[BEGIN]
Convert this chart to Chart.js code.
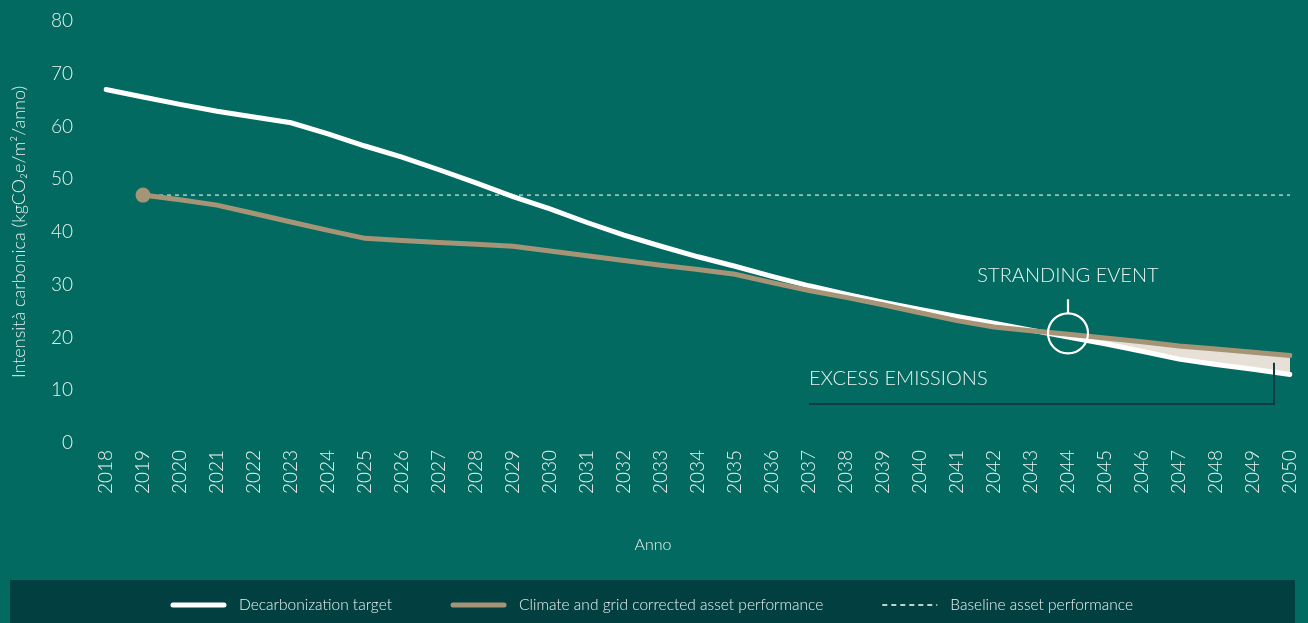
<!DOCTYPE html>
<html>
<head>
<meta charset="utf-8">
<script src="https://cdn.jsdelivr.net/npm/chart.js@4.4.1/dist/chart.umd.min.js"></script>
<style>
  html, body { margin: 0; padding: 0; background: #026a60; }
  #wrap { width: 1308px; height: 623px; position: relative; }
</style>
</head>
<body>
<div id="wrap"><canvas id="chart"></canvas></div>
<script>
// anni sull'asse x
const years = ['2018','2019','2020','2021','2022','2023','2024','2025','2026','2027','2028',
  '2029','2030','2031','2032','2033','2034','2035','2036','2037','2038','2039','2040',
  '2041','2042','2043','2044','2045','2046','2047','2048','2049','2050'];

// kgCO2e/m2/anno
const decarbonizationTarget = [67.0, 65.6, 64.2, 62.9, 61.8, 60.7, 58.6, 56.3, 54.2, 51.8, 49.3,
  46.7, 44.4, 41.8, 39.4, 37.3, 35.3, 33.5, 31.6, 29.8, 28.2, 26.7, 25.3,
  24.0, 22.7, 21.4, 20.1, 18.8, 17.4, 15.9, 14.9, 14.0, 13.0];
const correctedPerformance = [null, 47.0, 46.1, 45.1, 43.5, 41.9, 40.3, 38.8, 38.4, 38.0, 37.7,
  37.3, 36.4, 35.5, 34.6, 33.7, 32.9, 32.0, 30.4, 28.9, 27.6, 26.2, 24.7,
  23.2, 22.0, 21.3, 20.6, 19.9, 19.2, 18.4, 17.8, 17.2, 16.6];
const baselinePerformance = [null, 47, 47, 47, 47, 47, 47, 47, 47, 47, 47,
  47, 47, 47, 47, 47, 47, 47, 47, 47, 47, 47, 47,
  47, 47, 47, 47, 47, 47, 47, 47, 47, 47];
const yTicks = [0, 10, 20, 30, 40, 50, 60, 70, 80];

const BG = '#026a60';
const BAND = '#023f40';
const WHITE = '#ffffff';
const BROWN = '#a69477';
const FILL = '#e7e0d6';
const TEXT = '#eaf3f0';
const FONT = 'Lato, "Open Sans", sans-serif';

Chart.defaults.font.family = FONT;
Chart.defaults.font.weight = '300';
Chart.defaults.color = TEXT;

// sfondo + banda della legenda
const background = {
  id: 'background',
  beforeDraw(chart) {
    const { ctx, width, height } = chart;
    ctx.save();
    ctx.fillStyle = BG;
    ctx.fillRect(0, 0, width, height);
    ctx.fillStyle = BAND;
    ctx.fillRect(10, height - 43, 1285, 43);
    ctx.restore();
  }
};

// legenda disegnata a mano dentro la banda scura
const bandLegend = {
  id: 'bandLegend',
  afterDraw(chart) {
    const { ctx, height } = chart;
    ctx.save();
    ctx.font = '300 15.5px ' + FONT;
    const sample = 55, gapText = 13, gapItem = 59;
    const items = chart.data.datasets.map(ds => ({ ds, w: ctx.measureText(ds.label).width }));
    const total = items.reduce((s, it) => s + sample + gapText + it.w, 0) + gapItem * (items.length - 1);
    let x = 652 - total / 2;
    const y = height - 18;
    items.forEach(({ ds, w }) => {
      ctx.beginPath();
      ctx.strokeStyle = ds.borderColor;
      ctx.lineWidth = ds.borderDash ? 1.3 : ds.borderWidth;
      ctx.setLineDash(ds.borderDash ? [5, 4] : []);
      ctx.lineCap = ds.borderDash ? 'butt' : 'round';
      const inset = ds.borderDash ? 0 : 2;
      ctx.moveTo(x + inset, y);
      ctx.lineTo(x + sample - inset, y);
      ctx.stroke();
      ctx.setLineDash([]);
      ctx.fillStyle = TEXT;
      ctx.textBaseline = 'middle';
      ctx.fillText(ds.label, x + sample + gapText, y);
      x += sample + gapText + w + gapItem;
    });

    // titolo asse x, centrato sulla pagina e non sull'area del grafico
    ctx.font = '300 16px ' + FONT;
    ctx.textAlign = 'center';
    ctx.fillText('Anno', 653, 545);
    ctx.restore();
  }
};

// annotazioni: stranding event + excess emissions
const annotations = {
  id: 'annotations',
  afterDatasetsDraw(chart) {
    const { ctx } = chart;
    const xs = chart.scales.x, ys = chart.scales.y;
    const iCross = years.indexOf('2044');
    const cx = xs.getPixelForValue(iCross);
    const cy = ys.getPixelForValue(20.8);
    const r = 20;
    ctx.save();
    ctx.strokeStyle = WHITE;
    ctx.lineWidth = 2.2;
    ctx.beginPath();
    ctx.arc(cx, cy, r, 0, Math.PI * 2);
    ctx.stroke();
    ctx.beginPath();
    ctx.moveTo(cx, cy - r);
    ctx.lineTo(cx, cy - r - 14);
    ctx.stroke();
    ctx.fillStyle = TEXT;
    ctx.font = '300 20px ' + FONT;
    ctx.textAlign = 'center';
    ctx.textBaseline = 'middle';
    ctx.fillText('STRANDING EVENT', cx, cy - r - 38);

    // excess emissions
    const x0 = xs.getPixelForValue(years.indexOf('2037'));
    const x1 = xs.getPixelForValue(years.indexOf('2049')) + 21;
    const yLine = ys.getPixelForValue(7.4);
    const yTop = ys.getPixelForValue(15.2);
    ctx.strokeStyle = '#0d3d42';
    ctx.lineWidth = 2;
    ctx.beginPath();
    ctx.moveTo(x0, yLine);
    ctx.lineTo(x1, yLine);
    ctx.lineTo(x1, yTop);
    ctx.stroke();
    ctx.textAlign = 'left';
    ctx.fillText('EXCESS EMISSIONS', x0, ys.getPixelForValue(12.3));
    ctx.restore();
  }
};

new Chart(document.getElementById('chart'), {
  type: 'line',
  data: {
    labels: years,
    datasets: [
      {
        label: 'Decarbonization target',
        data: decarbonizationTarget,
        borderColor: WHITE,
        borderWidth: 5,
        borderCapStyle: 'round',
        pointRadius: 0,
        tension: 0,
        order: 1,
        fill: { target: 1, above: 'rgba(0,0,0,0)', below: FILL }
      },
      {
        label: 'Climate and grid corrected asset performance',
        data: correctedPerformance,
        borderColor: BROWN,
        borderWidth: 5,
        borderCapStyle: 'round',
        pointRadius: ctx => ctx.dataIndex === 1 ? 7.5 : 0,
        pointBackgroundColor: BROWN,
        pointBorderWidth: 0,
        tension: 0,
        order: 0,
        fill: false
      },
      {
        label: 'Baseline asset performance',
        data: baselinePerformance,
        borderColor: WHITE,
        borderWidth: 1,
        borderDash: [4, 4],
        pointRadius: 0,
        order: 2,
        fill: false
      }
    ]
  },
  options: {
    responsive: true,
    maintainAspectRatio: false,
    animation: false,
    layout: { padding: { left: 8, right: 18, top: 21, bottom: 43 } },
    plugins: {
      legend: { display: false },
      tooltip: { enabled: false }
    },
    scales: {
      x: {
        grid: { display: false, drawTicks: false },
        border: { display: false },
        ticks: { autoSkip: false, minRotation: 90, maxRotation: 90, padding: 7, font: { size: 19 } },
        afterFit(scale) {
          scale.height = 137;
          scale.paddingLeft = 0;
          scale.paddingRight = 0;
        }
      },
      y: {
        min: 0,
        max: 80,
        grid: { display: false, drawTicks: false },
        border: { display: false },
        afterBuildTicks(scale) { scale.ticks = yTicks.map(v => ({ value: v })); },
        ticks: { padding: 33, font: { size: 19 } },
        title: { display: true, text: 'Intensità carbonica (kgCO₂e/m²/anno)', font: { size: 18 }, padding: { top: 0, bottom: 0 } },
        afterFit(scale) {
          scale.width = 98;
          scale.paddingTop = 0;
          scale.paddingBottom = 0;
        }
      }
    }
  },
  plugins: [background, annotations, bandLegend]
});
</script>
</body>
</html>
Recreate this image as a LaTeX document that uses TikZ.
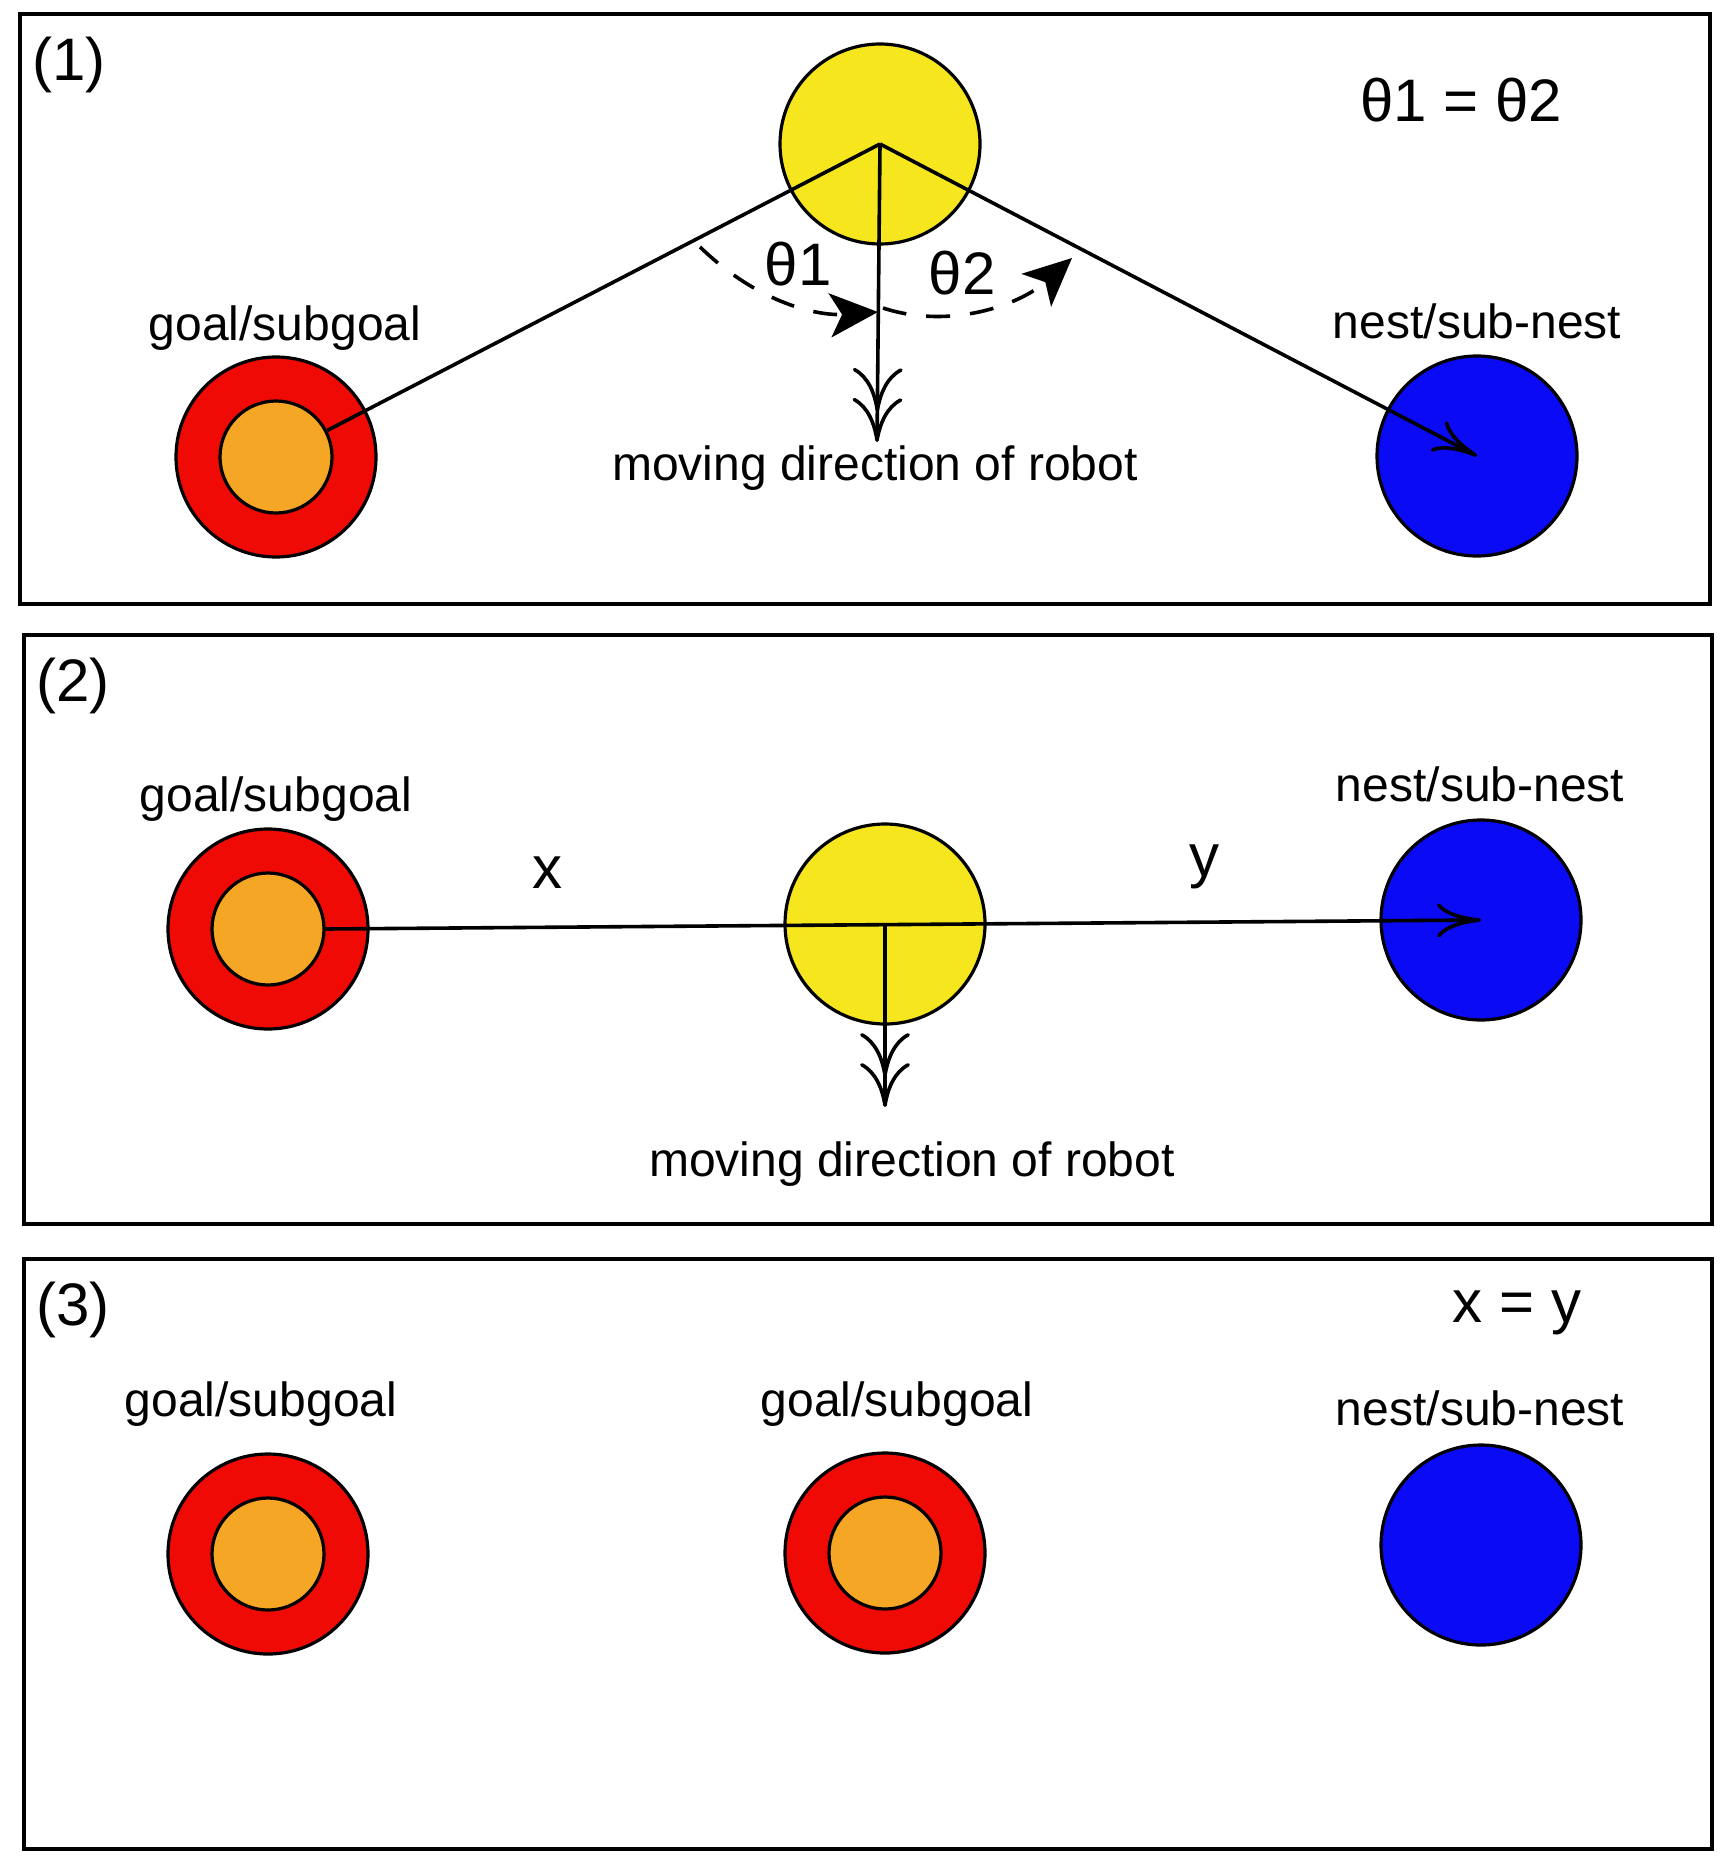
[END]
Repeat each line of the records above exactly, but do not copy the pictures.

[WRITTEN SOLUTION]
Convert this chart to Chart.js code.
<!DOCTYPE html>
<html>
<head>
<meta charset="utf-8">
<script src="https://cdn.jsdelivr.net/npm/chart.js@4.4.1/dist/chart.umd.min.js"></script>
<style>
  html, body { margin: 0; padding: 0; background: #026a60; }
  #wrap { width: 1308px; height: 623px; position: relative; }
</style>
</head>
<body>
<div id="wrap"><canvas id="chart"></canvas></div>
<script>
// anni sull'asse x
const years = ['2018','2019','2020','2021','2022','2023','2024','2025','2026','2027','2028',
  '2029','2030','2031','2032','2033','2034','2035','2036','2037','2038','2039','2040',
  '2041','2042','2043','2044','2045','2046','2047','2048','2049','2050'];

// kgCO2e/m2/anno
const decarbonizationTarget = [67.0, 65.6, 64.2, 62.9, 61.8, 60.7, 58.6, 56.3, 54.2, 51.8, 49.3,
  46.7, 44.4, 41.8, 39.4, 37.3, 35.3, 33.5, 31.6, 29.8, 28.2, 26.7, 25.3,
  24.0, 22.7, 21.4, 20.1, 18.8, 17.4, 15.9, 14.9, 14.0, 13.0];
const correctedPerformance = [null, 47.0, 46.1, 45.1, 43.5, 41.9, 40.3, 38.8, 38.4, 38.0, 37.7,
  37.3, 36.4, 35.5, 34.6, 33.7, 32.9, 32.0, 30.4, 28.9, 27.6, 26.2, 24.7,
  23.2, 22.0, 21.3, 20.6, 19.9, 19.2, 18.4, 17.8, 17.2, 16.6];
const baselinePerformance = [null, 47, 47, 47, 47, 47, 47, 47, 47, 47, 47,
  47, 47, 47, 47, 47, 47, 47, 47, 47, 47, 47, 47,
  47, 47, 47, 47, 47, 47, 47, 47, 47, 47];
const yTicks = [0, 10, 20, 30, 40, 50, 60, 70, 80];

const BG = '#026a60';
const BAND = '#023f40';
const WHITE = '#ffffff';
const BROWN = '#a69477';
const FILL = '#e7e0d6';
const TEXT = '#eaf3f0';
const FONT = 'Lato, "Open Sans", sans-serif';

Chart.defaults.font.family = FONT;
Chart.defaults.font.weight = '300';
Chart.defaults.color = TEXT;

// sfondo + banda della legenda
const background = {
  id: 'background',
  beforeDraw(chart) {
    const { ctx, width, height } = chart;
    ctx.save();
    ctx.fillStyle = BG;
    ctx.fillRect(0, 0, width, height);
    ctx.fillStyle = BAND;
    ctx.fillRect(10, height - 43, 1285, 43);
    ctx.restore();
  }
};

// legenda disegnata a mano dentro la banda scura
const bandLegend = {
  id: 'bandLegend',
  afterDraw(chart) {
    const { ctx, height } = chart;
    ctx.save();
    ctx.font = '300 15.5px ' + FONT;
    const sample = 55, gapText = 13, gapItem = 59;
    const items = chart.data.datasets.map(ds => ({ ds, w: ctx.measureText(ds.label).width }));
    const total = items.reduce((s, it) => s + sample + gapText + it.w, 0) + gapItem * (items.length - 1);
    let x = 652 - total / 2;
    const y = height - 18;
    items.forEach(({ ds, w }) => {
      ctx.beginPath();
      ctx.strokeStyle = ds.borderColor;
      ctx.lineWidth = ds.borderDash ? 1.3 : ds.borderWidth;
      ctx.setLineDash(ds.borderDash ? [5, 4] : []);
      ctx.lineCap = ds.borderDash ? 'butt' : 'round';
      const inset = ds.borderDash ? 0 : 2;
      ctx.moveTo(x + inset, y);
      ctx.lineTo(x + sample - inset, y);
      ctx.stroke();
      ctx.setLineDash([]);
      ctx.fillStyle = TEXT;
      ctx.textBaseline = 'middle';
      ctx.fillText(ds.label, x + sample + gapText, y);
      x += sample + gapText + w + gapItem;
    });

    // titolo asse x, centrato sulla pagina e non sull'area del grafico
    ctx.font = '300 16px ' + FONT;
    ctx.textAlign = 'center';
    ctx.fillText('Anno', 653, 545);
    ctx.restore();
  }
};

// annotazioni: stranding event + excess emissions
const annotations = {
  id: 'annotations',
  afterDatasetsDraw(chart) {
    const { ctx } = chart;
    const xs = chart.scales.x, ys = chart.scales.y;
    const iCross = years.indexOf('2044');
    const cx = xs.getPixelForValue(iCross);
    const cy = ys.getPixelForValue(20.8);
    const r = 20;
    ctx.save();
    ctx.strokeStyle = WHITE;
    ctx.lineWidth = 2.2;
    ctx.beginPath();
    ctx.arc(cx, cy, r, 0, Math.PI * 2);
    ctx.stroke();
    ctx.beginPath();
    ctx.moveTo(cx, cy - r);
    ctx.lineTo(cx, cy - r - 14);
    ctx.stroke();
    ctx.fillStyle = TEXT;
    ctx.font = '300 20px ' + FONT;
    ctx.textAlign = 'center';
    ctx.textBaseline = 'middle';
    ctx.fillText('STRANDING EVENT', cx, cy - r - 38);

    // excess emissions
    const x0 = xs.getPixelForValue(years.indexOf('2037'));
    const x1 = xs.getPixelForValue(years.indexOf('2049')) + 21;
    const yLine = ys.getPixelForValue(7.4);
    const yTop = ys.getPixelForValue(15.2);
    ctx.strokeStyle = '#0d3d42';
    ctx.lineWidth = 2;
    ctx.beginPath();
    ctx.moveTo(x0, yLine);
    ctx.lineTo(x1, yLine);
    ctx.lineTo(x1, yTop);
    ctx.stroke();
    ctx.textAlign = 'left';
    ctx.fillText('EXCESS EMISSIONS', x0, ys.getPixelForValue(12.3));
    ctx.restore();
  }
};

new Chart(document.getElementById('chart'), {
  type: 'line',
  data: {
    labels: years,
    datasets: [
      {
        label: 'Decarbonization target',
        data: decarbonizationTarget,
        borderColor: WHITE,
        borderWidth: 5,
        borderCapStyle: 'round',
        pointRadius: 0,
        tension: 0,
        order: 1,
        fill: { target: 1, above: 'rgba(0,0,0,0)', below: FILL }
      },
      {
        label: 'Climate and grid corrected asset performance',
        data: correctedPerformance,
        borderColor: BROWN,
        borderWidth: 5,
        borderCapStyle: 'round',
        pointRadius: ctx => ctx.dataIndex === 1 ? 7.5 : 0,
        pointBackgroundColor: BROWN,
        pointBorderWidth: 0,
        tension: 0,
        order: 0,
        fill: false
      },
      {
        label: 'Baseline asset performance',
        data: baselinePerformance,
        borderColor: WHITE,
        borderWidth: 1,
        borderDash: [4, 4],
        pointRadius: 0,
        order: 2,
        fill: false
      }
    ]
  },
  options: {
    responsive: true,
    maintainAspectRatio: false,
    animation: false,
    layout: { padding: { left: 8, right: 18, top: 21, bottom: 43 } },
    plugins: {
      legend: { display: false },
      tooltip: { enabled: false }
    },
    scales: {
      x: {
        grid: { display: false, drawTicks: false },
        border: { display: false },
        ticks: { autoSkip: false, minRotation: 90, maxRotation: 90, padding: 7, font: { size: 19 } },
        afterFit(scale) {
          scale.height = 137;
          scale.paddingLeft = 0;
          scale.paddingRight = 0;
        }
      },
      y: {
        min: 0,
        max: 80,
        grid: { display: false, drawTicks: false },
        border: { display: false },
        afterBuildTicks(scale) { scale.ticks = yTicks.map(v => ({ value: v })); },
        ticks: { padding: 33, font: { size: 19 } },
        title: { display: true, text: 'Intensità carbonica (kgCO₂e/m²/anno)', font: { size: 18 }, padding: { top: 0, bottom: 0 } },
        afterFit(scale) {
          scale.width = 98;
          scale.paddingTop = 0;
          scale.paddingBottom = 0;
        }
      }
    }
  },
  plugins: [background, annotations, bandLegend]
});
</script>
</body>
</html>
Recreate this image as a LaTeX document that uses TikZ.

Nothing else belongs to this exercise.